Tajani ha promesso che daremo 110 milioni al bilancio di Tunisi e alle Pmi attraverso la nostra Agenzia per la cooperazione allo sviluppo (Aics).
È una prova di quello che sto dicendo. Questa non è cosa da cooperazione, servono miliardi.
Il nuovo piano Mattei di Giorgia Meloni?
Per quanto interessante, lo vedo più come un richiamo storico alla liberazione dall’ipoteca delle sette sorelle che come qualcosa capace di incidere subito. Oltretutto la Meloni ne ha parlato in Algeria, che, ripeto, è una strettissima alleata di Mosca. Se il Cremlino decidesse di tagliare definitivamente i ponti, sono convinto che Algeri chiuderebbe i rubinetti del gas.

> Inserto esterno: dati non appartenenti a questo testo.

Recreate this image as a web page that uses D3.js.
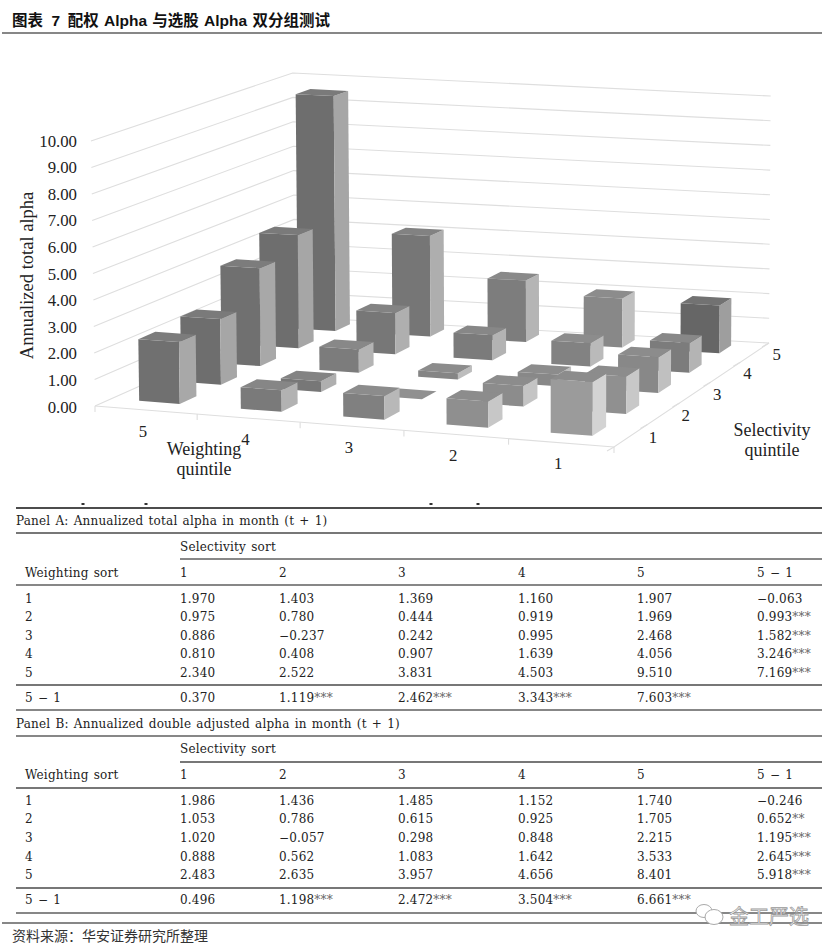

Che cosa abbiamo sbagliato?
Io sono lontanissimo dall’essere filo-Putin o filo-cinese, però mi ha fatto sorridere quello che si è detto in queste ore dopo la visita a Mosca: Putin cameriere di Xi e via dicendo. Noi siamo forse in un rapporto paritario con gli Stati Uniti? Lo è forse l’Unione Europea?
La Russia adesso non è più sola di prima?
Sì: abbiamo isolato Putin, lasciandolo con altri 5 miliardi di persone. In questo periodo c’è un’altra geografia che stiamo scoprendo.
Qual è il risultato di tutto questo?
Il risultato è che c’è una amplissima parte del mondo che oggi tende a fidarsi più della Cina che non degli Stati Uniti. Dovremmo avere la capacità, ma questo toccherebbe innanzitutto alla classe politica, di guardare il mondo facendo un passo indietro.
Visto che il momento è propizio, quale potrebbe essere l’iniziativa di Pechino in Tunisia?
Dare un aiuto economico, stipulare un qualsiasi accordo, ma di basso profilo. La Cina ha tutto l’interesse a mantenere buoni rapporti con l’Europa, perché siamo un grande mercato. Dunque nessuna operazione per noi ostile, ma una ciambella di salvataggio sì.
Dobbiamo temere uno scenario libico?
Non direi, perché la Tunisia è un Paese piccolo e omogeneo.
E se la crisi dovesse peggiorare, interessando anche il livello istituzionale?
A quel punto il Paese diventerebbe una piattaforma formidabile per scafisti e trafficanti. Sarebbe non soltanto un imbarco per i tunisini, ma un secondo polo di attrazione, dopo la Libia, per tutta l’Africa.